Review: Bird Life
Reviewed by Ruth Spencer
A bird is a conduit between states: air and ground, gravity and flight. In Anna Smaill’s intricate second novel (her first, The Chimes, was longlisted for the Man Booker Prize) she explores the spaces between life and death, between emotional states, and the dangerous, disorienting worlds on the edge of sanity.
Bird Life follows two narrators, Dinah and Yasuko. Dinah is from New Zealand, having just become a teacher at a Tokyo English language school. She’s mourning the death of her brother Michael, with whom she had an intensely close relationship. Michael was the genius, talented and troubled, and Dinah was his foil. Michael was the sun around which Dinah’s life revolved, their bond seemingly psychic, sharing dreams and thoughts. Michael’s gradual slip into mental illness and subsequent death has devastated Dinah, not least because she feels responsible for not saving him. Dowdy and numb, Dinah plods through the mundane hell of teaching English in an alien environment.
By contrast Yasuko, a Japanese teacher at the same school, is glamorous and poised. Her clothes are by luxury labels, her makeup showy but perfect. Her external control hides a fluttering and desperate torment; since she was 13, Yasuko has been able to talk to animals. A mouse gives her a terrible prediction. When it comes true, her obsession with her ‘powers’ becomes a fixation but her abilities – or the animals – are fickle. When her powers fail her, she turns her back to the world, alternating between catatonic misery and desperate attempts to woo her powers back.
Grief is the emotional link between Dinah and Yasuko. What Bird Life brings into focus is the almost inevitable, obligatory madness of grief. We can label the psychological stages as denial or bargaining but denial and bargaining are both irrational flailings against reality, a short step from actual delusion. Dinah begins to see Michael. He’s in her Tokyo apartment, when she goes for a walk he’s there. It’s like he never left – except he did. Unable and unwilling to follow her brother over the threshold, she nevertheless followed him into the doorway and is stuck there, in a liminal world between life and death.

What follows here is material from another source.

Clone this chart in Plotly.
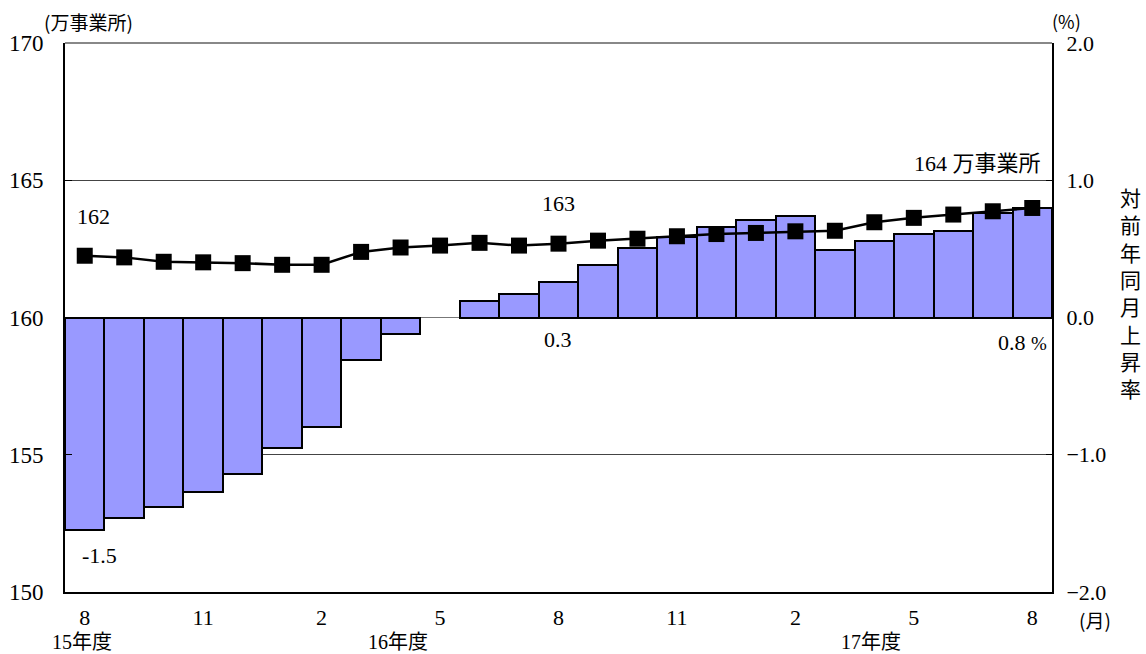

It is Yasuko, a long-term resident of the liminal, who finds and rescues Dinah, although it’s not a selfless act. In fact, selfishness is at the core of Yasuko’s grief – an astute observation by Smaill, that grieving people, instead of comforting each other can compound suffering in devastating ways. Having stolen her son out of the clutches of his grandfather, who was trying to get Yasuko into mental health care and in her view, destroy her powers, she spares no thought for his own losses. Her pursuit of her powers several times endangers the life of her son Jun, enforcing a co-dependent emotional relationship he must escape before he can truly live, free of Yasuko’s shadows and obsessions. Losing him is her greatest tragedy, the thing she fears but is herself causing.
Smaill has created a kind of aria on the slippery madness of grief. Bird Life’s clipped sentences, taut and crisp, have a spare Japanese aesthetic, like haiku. There is delicate lyrical beauty, precise detail and stark contrasts, like the strange shack of the animal vendor on the roof of the luxury department store where Yasuko goes to find birds and beetles for her rituals.
In the end we are destabilised by the experience, unable to be sure what is delusion and what is magic; whether grief and love are more powerful than the prosaic and really do have the ability to change reality - and if so, what the price of that might be.